By Jillian Langford
I am the daughter of a newspaper copy editor. Growing up with a father whose job it was to literally read the newspaper front to back everyday meant that my own childhood was filled with conversations about current events, politics, and news about the world. It was not uncommon to find articles on the same topic from three or four different news sources on the kitchen table in the morning, each showing a different perspective or angle.
I was fortunate to grow up in a family that valued and acknowledged differences. Even if my dad preferred one news outlet to another, he instilled in me the importance of looking at the same story from a different perspective. Only when seeing the story from multiple angles can we see the full picture.
Although I was raised learning to see different perspectives, especially when it comes to the news, I cannot help but find myself prone to anger and frustration by the headlines I read on my phone each morning, and the podcasts that report the division occurring in my country and the world. Although I continue to do my best to see both sides of the same story, I find myself seeing anger, frustration, and even hate from both sides, no matter where I look. Seeing my friends and family debating one another online, protesting in the streets while others celebrate, and mixing mourning with celebration has left me finding it harder to see the whole picture, and wanting to just throw in the towel and pick “my side” to fight on.
These headlines, and our reactions to them, reveal that we are living in a deeply divided culture. Division leaves us filled with frustration, anger, and hopelessness. This is because our world is not meant to be fractured and divided, but the very evolutionary nature of the cosmos points to fulfillment from movement toward a deeper union in love.
In her most recent article for the Center for Christogenesis website, ‘Gun Violence and Technology,’ Ilia Delio wrote: “The world is in process of becoming something more than what it is, but it takes a conscious awareness of belonging to the cosmic whole in order to help creatively evolve towards greater wholeness. We cannot begin to know this wholeness if we are constantly distracted, self-promoting and self-justified in every thought and action. If we do not contribute to the ongoing evolution of the whole, in which God is the vitalizing center, we will be its breakdown.”

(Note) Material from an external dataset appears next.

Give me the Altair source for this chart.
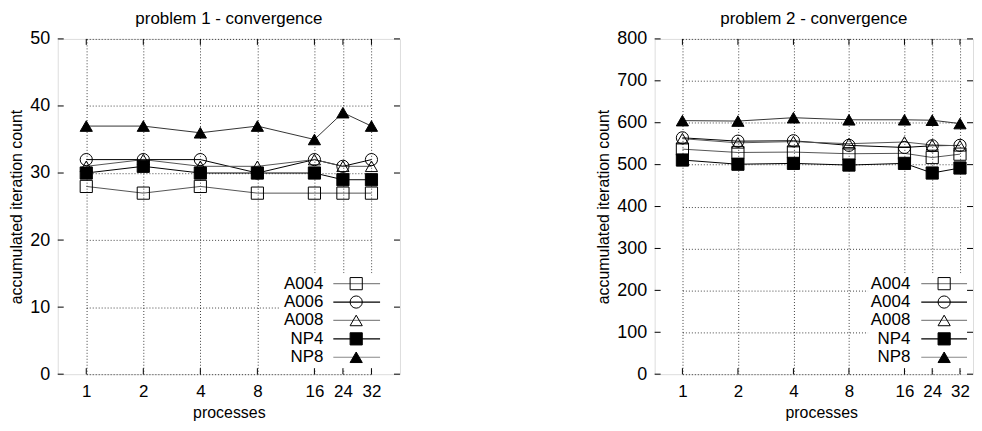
import altair as alt
import pandas as pd

# ---------------- data ----------------
procs = [1, 2, 4, 8, 16, 24, 32]
piece_domain = [1, 2, 4, 8, 16, 32]
series_keys = ["A004", "A006", "A008", "NP4", "NP8"]

p1_A004 = [28, 27, 28, 27, 27, 27, 27]
p1_A006 = [32, 32, 32, 30, 32, 31, 32]
p1_A008 = [31, 32, 31, 31, 32, 31, 31]
p1_NP4 = [30, 31, 30, 30, 30, 29, 29]
p1_NP8 = [37, 37, 36, 37, 35, 39, 37]

p2_A004 = [537, 529, 530, 526, 527, 517, 525]
p2_A006 = [564, 556, 557, 546, 541, 545, 546]
p2_A008 = [562, 552, 555, 550, 554, 547, 545]
p2_NP4 = [511, 501, 503, 499, 503, 480, 492]
p2_NP8 = [605, 604, 612, 607, 607, 606, 598]

p1_labels = ["A004", "A006", "A008", "NP4", "NP8"]
p2_labels = ["A004", "A004", "A008", "NP4", "NP8"]

p1_yticks = [0, 10, 20, 30, 40, 50]
p2_yticks = [0, 100, 200, 300, 400, 500, 600, 700, 800]

# ---------------- styles ----------------
FONT = "Liberation Sans"
line_colors = ["#555555", "#000000", "#555555", "#000000", "#333333"]
legend_line_colors = ["#888888", "#000000", "#888888", "#000000", "#888888"]
shapes = ["square", "circle", "triangle-up", "square", "triangle-up"]
fills = ["transparent", "transparent", "transparent", "#000000", "#000000"]
sizes = [150, 150, 140, 120, 70]

color_scale = alt.Scale(domain=series_keys, range=line_colors)
lcolor_scale = alt.Scale(domain=series_keys, range=legend_line_colors)
shape_scale = alt.Scale(domain=series_keys, range=shapes)
fill_scale = alt.Scale(domain=series_keys, range=fills)
size_scale = alt.Scale(domain=series_keys, range=sizes)


def make_panel(title, series, labels, ymax, yticks, W, H, step, leg):
    rows = []
    for key, vals in zip(series_keys, series):
        for p, v in zip(procs, vals):
            rows.append({"key": key, "proc": p, "val": v})
    df = pd.DataFrame(rows)

    xscale = alt.Scale(type="linear", domain=piece_domain,
                       range=[step * (i + 0.5) for i in range(len(piece_domain))],
                       nice=False, zero=False)
    yscale = alt.Scale(domain=[0, ymax], nice=False, zero=True)

    xenc = alt.X("proc:Q", scale=xscale,
                 axis=alt.Axis(values=procs, grid=True, gridDash=[1, 2], gridColor="#000",
                               gridOpacity=0.75, domain=False, ticks=False,
                               labelFontSize=17, labelPadding=9, labelFont=FONT,
                               labelColor="#000", title="processes", titleFont=FONT,
                               titleFontSize=16, titleFontWeight="normal", titleColor="#000",
                               titlePadding=6, labelFlush=False, labelOverlap=False))
    yenc = alt.Y("val:Q", scale=yscale,
                 axis=alt.Axis(values=yticks, grid=True, gridDash=[1, 2], gridColor="#000",
                               gridOpacity=0.75, domain=False, ticks=False,
                               labelFontSize=18, labelPadding=8, labelFont=FONT,
                               labelColor="#000", title="accumulated iteration count",
                               titleFont=FONT, titleFontSize=16, titleFontWeight="normal",
                               titleColor="#000", titlePadding=5))

    lines = alt.Chart(df).mark_line(strokeWidth=1).encode(
        x=xenc, y=yenc,
        color=alt.Color("key:N", scale=color_scale, legend=None),
        detail="key:N",
    )
    points = alt.Chart(df).mark_point(filled=True, stroke="black",
                                      strokeWidth=1, opacity=1).encode(
        x="proc:Q", y="val:Q",
        shape=alt.Shape("key:N", scale=shape_scale, legend=None),
        fill=alt.Fill("key:N", scale=fill_scale, legend=None),
        size=alt.Size("key:N", scale=size_scale, legend=None),
    )

    xt = pd.DataFrame({"proc": procs})
    yt = pd.DataFrame({"val": yticks})
    tb = alt.Chart(xt).mark_rule(color="black", strokeWidth=1).encode(
        x="proc:Q", y=alt.value(H), y2=alt.value(H - 6))
    tt = alt.Chart(xt).mark_rule(color="black", strokeWidth=1).encode(
        x="proc:Q", y=alt.value(0), y2=alt.value(6))
    tl = alt.Chart(yt).mark_rule(color="black", strokeWidth=1).encode(
        y="val:Q", x=alt.value(0), x2=alt.value(6))
    tr = alt.Chart(yt).mark_rule(color="black", strokeWidth=1).encode(
        y="val:Q", x=alt.value(W - 6), x2=alt.value(W))

    main = alt.layer(lines, points, tb, tt, tl, tr)

    ldf = pd.DataFrame({"key": series_keys, "label": labels})
    ly = alt.Y("key:N", scale=alt.Scale(type="point", domain=series_keys,
                                         range=[leg["y0"], leg["y1"]], padding=0),
               axis=None)
    box = alt.Chart(ldf).mark_rect(fill="white").encode(
        x=alt.value(leg["bx0"]), x2=alt.value(leg["bx1"]),
        y=alt.value(leg["by0"]), y2=alt.value(leg["by1"]))
    ltext = alt.Chart(ldf).mark_text(align="right", baseline="middle", fontSize=17,
                                     font=FONT, color="#000").encode(
        x=alt.value(leg["tx"]), y=ly, text="label:N")
    lrule = alt.Chart(ldf).mark_rule(strokeWidth=1.2).encode(
        x=alt.value(leg["lx0"]), x2=alt.value(leg["lx1"]), y=ly,
        stroke=alt.Stroke("key:N", scale=lcolor_scale, legend=None))
    lpts = alt.Chart(ldf).mark_point(filled=True, stroke="black",
                                     strokeWidth=1, opacity=1).encode(
        x=alt.value(leg["sx"]), y=ly,
        shape=alt.Shape("key:N", scale=shape_scale, legend=None),
        fill=alt.Fill("key:N", scale=fill_scale, legend=None),
        size=alt.Size("key:N", scale=size_scale, legend=None),
    )
    legend = alt.layer(box, lrule, lpts, ltext)

    return alt.layer(legend, main).resolve_scale(y="independent").properties(
        width=W, height=H,
        title=alt.TitleParams(title, fontSize=17, fontWeight="normal", font=FONT,
                              color="#000", offset=2, anchor="middle"),
    )


H = 337
W1 = 344
W2 = 320
leg1 = dict(y0=246, y1=320, bx0=224, bx1=338, by0=236, by1=331,
            tx=267, lx0=277, lx1=324, sx=300)
leg2 = dict(y0=246, y1=320, bx0=215, bx1=316, by0=236, by1=331,
            tx=257, lx0=268, lx1=314, sx=291)

c1 = make_panel("problem 1 - convergence",
                [p1_A004, p1_A006, p1_A008, p1_NP4, p1_NP8],
                p1_labels, 50, p1_yticks, W1, H, W1 / 6, leg1)
c2 = make_panel("problem 2 - convergence",
                [p2_A004, p2_A006, p2_A008, p2_NP4, p2_NP8],
                p2_labels, 800, p2_yticks, W2, H, 55.8, leg2)

chart = alt.hconcat(c1, c2, spacing=195).properties(
    padding={"left": 0, "top": 0, "right": 0, "bottom": 0}
).configure_view(stroke="black", strokeWidth=1.2).configure(background="white")

chart.save("out.html", embed_options={"renderer": "svg", "actions": False})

In the midst of deep division, it is easy for our first reaction to be anger. While these emotions can certainly feel justified given the circumstances, what is even more necessary than immediate emotional response is deep thought that leads to actions that facilitate wholeness and complexity. Teilhard de Chardin wrote about how persons are evolution become conscious of itself. In and through deep thought, not only do we reflect on the world in its current state, but we are able to begin seeing the whole and contributing to the creation of the universe through our reflections. If Teilhard is right, and we are truly evolution becoming conscious of itself, our actions, responses, and emotions play a role in the formation and evolution of the world as we know it. Our task, especially when navigating the sea of ominous headlines, is to reflect, think deeply, and direct our lives toward the wholeness that we see lacking around us as evolution conscious of itself. Only then can we act as co-creators together with God in an evolving world, and realize the wholeness for which we are longing.